### Short problem
Would you return the run of lines that starts at the one with "Generate a web" and ends at the one with "const rightTicks = [0,1,2,3,4,5,6,7,8,9,10,11];", ends included, exactly as written and without the images?

--- Start Source data ---

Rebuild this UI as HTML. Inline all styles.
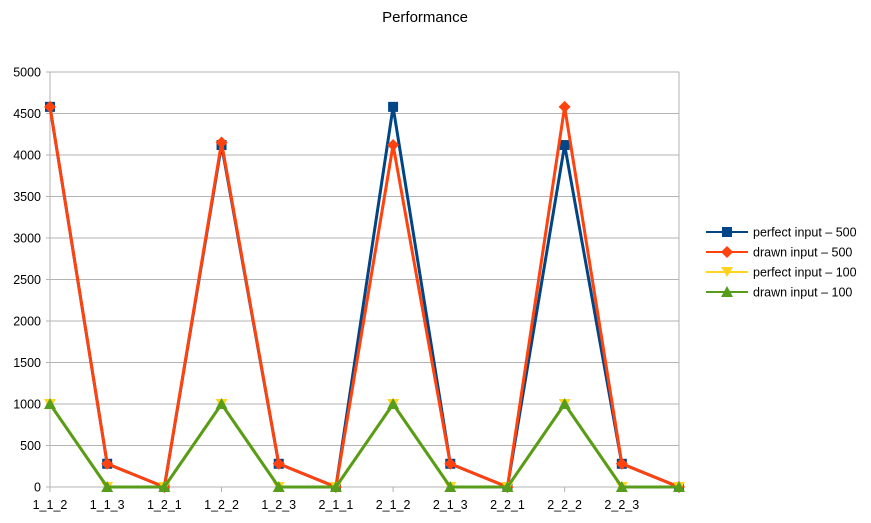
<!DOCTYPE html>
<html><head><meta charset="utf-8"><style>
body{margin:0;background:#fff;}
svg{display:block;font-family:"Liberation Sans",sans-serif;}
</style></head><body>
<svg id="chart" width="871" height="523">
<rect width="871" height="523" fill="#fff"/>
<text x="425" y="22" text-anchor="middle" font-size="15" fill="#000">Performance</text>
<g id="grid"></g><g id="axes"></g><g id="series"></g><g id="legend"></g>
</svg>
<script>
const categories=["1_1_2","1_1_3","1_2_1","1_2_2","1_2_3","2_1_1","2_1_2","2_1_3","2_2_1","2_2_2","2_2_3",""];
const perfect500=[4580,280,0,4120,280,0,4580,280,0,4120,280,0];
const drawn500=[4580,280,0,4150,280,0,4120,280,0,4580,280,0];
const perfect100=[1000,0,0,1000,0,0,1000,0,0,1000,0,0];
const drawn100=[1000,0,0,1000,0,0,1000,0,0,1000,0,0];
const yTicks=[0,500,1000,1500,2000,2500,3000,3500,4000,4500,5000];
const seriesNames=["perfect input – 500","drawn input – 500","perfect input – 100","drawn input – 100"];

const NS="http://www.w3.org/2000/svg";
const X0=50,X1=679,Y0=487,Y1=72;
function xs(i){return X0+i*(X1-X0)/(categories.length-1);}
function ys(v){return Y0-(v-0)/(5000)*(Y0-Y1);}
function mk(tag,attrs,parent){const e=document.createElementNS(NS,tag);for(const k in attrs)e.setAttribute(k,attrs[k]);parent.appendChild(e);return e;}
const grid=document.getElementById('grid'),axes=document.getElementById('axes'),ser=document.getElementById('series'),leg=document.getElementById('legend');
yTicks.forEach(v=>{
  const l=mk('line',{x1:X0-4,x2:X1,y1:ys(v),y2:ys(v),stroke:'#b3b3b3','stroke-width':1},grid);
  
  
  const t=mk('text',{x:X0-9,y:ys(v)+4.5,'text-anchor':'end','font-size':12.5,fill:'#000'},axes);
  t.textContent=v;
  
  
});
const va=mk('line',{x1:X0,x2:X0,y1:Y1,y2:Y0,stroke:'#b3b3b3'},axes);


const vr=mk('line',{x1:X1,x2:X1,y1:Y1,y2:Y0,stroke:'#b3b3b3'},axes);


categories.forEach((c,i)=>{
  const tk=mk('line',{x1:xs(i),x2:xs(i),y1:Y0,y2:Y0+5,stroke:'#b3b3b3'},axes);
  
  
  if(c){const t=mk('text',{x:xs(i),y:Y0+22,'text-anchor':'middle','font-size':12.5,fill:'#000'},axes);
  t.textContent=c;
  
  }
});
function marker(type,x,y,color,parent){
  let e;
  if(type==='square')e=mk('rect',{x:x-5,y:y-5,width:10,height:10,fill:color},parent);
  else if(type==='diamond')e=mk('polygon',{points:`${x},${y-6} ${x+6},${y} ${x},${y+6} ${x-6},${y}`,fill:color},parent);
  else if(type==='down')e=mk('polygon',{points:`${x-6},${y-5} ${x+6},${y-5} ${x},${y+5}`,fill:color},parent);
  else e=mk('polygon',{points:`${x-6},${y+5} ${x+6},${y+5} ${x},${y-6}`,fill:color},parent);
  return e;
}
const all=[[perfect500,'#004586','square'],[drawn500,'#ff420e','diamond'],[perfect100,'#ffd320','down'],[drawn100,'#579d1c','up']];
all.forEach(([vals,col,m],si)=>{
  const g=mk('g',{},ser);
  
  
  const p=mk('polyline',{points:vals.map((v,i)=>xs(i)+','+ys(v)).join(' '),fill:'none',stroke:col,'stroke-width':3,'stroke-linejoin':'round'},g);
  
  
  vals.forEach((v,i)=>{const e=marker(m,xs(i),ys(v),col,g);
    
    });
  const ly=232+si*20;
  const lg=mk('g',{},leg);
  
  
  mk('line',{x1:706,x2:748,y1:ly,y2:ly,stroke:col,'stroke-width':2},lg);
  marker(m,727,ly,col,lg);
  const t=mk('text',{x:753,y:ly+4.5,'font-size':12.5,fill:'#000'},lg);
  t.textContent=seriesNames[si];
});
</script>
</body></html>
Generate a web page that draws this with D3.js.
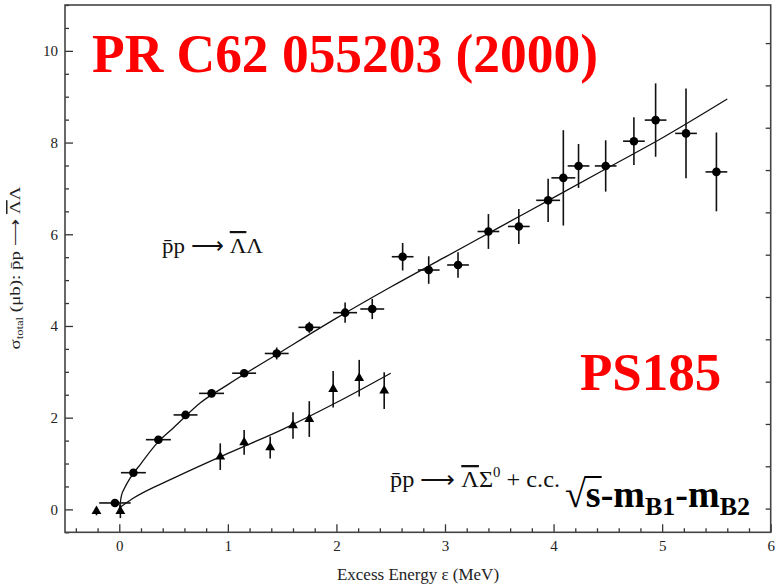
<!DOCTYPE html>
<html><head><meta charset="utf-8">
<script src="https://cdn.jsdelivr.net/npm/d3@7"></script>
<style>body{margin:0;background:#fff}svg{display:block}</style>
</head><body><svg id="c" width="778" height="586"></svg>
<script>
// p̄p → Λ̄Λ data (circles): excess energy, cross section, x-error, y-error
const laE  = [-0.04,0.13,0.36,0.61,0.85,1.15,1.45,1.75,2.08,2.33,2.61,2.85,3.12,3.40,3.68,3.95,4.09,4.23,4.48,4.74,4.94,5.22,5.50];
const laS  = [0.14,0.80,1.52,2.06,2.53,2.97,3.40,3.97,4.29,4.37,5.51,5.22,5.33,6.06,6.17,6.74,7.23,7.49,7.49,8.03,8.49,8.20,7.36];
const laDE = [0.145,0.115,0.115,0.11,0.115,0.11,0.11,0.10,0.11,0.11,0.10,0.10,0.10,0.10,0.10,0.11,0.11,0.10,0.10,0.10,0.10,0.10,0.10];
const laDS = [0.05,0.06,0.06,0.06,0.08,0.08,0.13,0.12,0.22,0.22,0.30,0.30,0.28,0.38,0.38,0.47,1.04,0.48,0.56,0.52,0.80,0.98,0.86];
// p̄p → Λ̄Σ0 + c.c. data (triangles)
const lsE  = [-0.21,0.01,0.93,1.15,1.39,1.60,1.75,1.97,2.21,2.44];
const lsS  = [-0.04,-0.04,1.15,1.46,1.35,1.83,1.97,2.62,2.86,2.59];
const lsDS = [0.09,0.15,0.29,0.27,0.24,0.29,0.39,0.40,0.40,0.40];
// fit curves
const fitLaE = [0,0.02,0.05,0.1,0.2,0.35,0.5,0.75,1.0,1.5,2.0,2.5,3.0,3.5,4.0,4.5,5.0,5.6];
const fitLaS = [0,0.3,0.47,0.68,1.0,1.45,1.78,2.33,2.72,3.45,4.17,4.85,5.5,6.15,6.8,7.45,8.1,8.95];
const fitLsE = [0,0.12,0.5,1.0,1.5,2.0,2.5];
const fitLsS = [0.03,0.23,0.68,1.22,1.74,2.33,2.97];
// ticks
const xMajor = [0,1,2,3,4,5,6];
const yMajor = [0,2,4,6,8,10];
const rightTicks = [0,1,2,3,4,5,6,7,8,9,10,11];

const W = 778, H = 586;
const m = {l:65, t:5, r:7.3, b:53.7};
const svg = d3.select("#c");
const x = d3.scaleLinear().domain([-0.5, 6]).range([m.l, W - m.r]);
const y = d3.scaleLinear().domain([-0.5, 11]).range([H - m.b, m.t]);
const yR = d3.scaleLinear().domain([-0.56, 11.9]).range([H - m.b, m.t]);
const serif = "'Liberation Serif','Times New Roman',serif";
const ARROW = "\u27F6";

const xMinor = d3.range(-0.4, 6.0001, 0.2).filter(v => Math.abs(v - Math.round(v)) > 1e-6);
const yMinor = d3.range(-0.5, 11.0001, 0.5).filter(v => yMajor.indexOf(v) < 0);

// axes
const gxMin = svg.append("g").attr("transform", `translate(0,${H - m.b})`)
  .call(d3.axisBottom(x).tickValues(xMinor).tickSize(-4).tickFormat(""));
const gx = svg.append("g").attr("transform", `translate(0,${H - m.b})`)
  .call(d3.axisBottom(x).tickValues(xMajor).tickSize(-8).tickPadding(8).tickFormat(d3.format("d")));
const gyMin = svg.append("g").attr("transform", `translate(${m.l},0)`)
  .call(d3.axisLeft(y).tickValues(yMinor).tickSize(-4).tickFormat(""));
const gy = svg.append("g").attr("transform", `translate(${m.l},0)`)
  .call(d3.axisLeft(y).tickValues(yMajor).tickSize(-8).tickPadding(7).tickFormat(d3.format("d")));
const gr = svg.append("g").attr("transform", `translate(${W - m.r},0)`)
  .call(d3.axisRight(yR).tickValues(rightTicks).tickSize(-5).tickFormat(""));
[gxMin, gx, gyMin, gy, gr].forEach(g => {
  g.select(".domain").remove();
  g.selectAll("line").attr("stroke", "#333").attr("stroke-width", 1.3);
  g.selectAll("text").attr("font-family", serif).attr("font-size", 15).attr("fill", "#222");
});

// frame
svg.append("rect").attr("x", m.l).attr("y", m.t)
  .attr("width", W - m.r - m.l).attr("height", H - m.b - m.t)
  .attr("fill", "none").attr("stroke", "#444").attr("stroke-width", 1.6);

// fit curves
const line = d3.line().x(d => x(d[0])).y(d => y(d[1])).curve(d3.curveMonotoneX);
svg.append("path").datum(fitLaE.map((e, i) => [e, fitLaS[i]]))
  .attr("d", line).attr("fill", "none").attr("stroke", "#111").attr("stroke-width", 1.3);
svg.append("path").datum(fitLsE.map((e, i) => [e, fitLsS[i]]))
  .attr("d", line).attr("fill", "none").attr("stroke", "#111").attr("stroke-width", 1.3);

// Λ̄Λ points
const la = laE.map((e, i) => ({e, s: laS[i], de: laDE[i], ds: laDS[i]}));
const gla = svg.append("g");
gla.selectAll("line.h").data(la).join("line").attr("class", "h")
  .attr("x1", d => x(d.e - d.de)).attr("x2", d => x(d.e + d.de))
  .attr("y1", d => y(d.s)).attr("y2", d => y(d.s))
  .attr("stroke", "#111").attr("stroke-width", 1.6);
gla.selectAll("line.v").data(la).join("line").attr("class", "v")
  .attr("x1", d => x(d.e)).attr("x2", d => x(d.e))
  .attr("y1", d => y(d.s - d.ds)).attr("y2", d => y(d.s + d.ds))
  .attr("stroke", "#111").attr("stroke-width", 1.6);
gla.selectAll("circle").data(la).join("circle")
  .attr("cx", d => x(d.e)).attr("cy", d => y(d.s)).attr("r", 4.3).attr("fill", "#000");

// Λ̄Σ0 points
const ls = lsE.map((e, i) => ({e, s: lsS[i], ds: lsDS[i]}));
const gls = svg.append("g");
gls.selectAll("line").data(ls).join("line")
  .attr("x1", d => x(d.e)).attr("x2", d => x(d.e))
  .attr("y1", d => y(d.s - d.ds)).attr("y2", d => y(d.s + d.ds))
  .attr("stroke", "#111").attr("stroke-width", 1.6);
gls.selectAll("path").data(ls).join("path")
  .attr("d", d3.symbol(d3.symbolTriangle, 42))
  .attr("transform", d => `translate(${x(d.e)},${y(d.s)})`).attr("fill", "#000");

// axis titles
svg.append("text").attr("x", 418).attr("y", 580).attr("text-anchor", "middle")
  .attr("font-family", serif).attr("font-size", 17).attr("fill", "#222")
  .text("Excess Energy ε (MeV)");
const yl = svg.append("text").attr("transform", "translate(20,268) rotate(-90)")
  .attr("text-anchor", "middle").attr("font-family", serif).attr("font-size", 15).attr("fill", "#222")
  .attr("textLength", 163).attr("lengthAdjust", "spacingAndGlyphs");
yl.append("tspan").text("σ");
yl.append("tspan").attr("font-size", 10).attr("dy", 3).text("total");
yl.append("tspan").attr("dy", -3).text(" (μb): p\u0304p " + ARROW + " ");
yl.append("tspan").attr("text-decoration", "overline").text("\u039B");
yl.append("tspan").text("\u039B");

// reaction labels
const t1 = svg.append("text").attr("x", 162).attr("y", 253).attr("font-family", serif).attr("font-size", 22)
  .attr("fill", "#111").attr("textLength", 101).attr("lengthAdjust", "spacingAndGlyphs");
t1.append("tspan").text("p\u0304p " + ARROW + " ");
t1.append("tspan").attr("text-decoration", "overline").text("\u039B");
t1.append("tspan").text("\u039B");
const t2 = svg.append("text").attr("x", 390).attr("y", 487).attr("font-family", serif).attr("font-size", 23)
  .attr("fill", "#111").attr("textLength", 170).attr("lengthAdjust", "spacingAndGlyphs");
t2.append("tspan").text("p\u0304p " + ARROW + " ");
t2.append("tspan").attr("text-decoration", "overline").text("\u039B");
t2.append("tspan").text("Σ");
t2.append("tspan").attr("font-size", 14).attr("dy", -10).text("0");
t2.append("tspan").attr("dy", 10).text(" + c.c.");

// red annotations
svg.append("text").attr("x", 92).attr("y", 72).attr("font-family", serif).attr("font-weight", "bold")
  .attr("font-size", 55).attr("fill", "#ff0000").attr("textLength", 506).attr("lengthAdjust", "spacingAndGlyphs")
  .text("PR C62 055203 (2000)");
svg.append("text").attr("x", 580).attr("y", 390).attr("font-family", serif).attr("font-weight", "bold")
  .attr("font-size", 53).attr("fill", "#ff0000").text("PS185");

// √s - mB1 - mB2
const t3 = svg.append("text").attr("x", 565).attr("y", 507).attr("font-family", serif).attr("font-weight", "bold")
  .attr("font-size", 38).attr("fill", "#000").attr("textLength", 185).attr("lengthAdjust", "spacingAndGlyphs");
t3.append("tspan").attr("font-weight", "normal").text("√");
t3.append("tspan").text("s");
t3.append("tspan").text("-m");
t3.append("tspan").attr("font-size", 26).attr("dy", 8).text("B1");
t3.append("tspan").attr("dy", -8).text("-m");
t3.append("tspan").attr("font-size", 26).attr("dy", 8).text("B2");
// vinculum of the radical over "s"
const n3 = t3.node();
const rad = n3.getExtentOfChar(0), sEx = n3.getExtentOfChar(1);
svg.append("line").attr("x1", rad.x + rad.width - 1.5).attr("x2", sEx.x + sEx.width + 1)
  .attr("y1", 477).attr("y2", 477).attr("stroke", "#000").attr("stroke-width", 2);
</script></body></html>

--- End Source data ---

### Response to the exercise
Generate a web page that draws this with D3.js.
<!DOCTYPE html>
<html><head><meta charset="utf-8">
<script src="https://cdn.jsdelivr.net/npm/d3@7"></script>
<style>body{margin:0;background:#fff}svg{display:block}</style>
</head><body><svg id="c" width="778" height="586"></svg>
<script>
// p̄p → Λ̄Λ data (circles): excess energy, cross section, x-error, y-error
const laE  = [-0.04,0.13,0.36,0.61,0.85,1.15,1.45,1.75,2.08,2.33,2.61,2.85,3.12,3.40,3.68,3.95,4.09,4.23,4.48,4.74,4.94,5.22,5.50];
const laS  = [0.14,0.80,1.52,2.06,2.53,2.97,3.40,3.97,4.29,4.37,5.51,5.22,5.33,6.06,6.17,6.74,7.23,7.49,7.49,8.03,8.49,8.20,7.36];
const laDE = [0.145,0.115,0.115,0.11,0.115,0.11,0.11,0.10,0.11,0.11,0.10,0.10,0.10,0.10,0.10,0.11,0.11,0.10,0.10,0.10,0.10,0.10,0.10];
const laDS = [0.05,0.06,0.06,0.06,0.08,0.08,0.13,0.12,0.22,0.22,0.30,0.30,0.28,0.38,0.38,0.47,1.04,0.48,0.56,0.52,0.80,0.98,0.86];
// p̄p → Λ̄Σ0 + c.c. data (triangles)
const lsE  = [-0.21,0.01,0.93,1.15,1.39,1.60,1.75,1.97,2.21,2.44];
const lsS  = [-0.04,-0.04,1.15,1.46,1.35,1.83,1.97,2.62,2.86,2.59];
const lsDS = [0.09,0.15,0.29,0.27,0.24,0.29,0.39,0.40,0.40,0.40];
// fit curves
const fitLaE = [0,0.02,0.05,0.1,0.2,0.35,0.5,0.75,1.0,1.5,2.0,2.5,3.0,3.5,4.0,4.5,5.0,5.6];
const fitLaS = [0,0.3,0.47,0.68,1.0,1.45,1.78,2.33,2.72,3.45,4.17,4.85,5.5,6.15,6.8,7.45,8.1,8.95];
const fitLsE = [0,0.12,0.5,1.0,1.5,2.0,2.5];
const fitLsS = [0.03,0.23,0.68,1.22,1.74,2.33,2.97];
// ticks
const xMajor = [0,1,2,3,4,5,6];
const yMajor = [0,2,4,6,8,10];
const rightTicks = [0,1,2,3,4,5,6,7,8,9,10,11];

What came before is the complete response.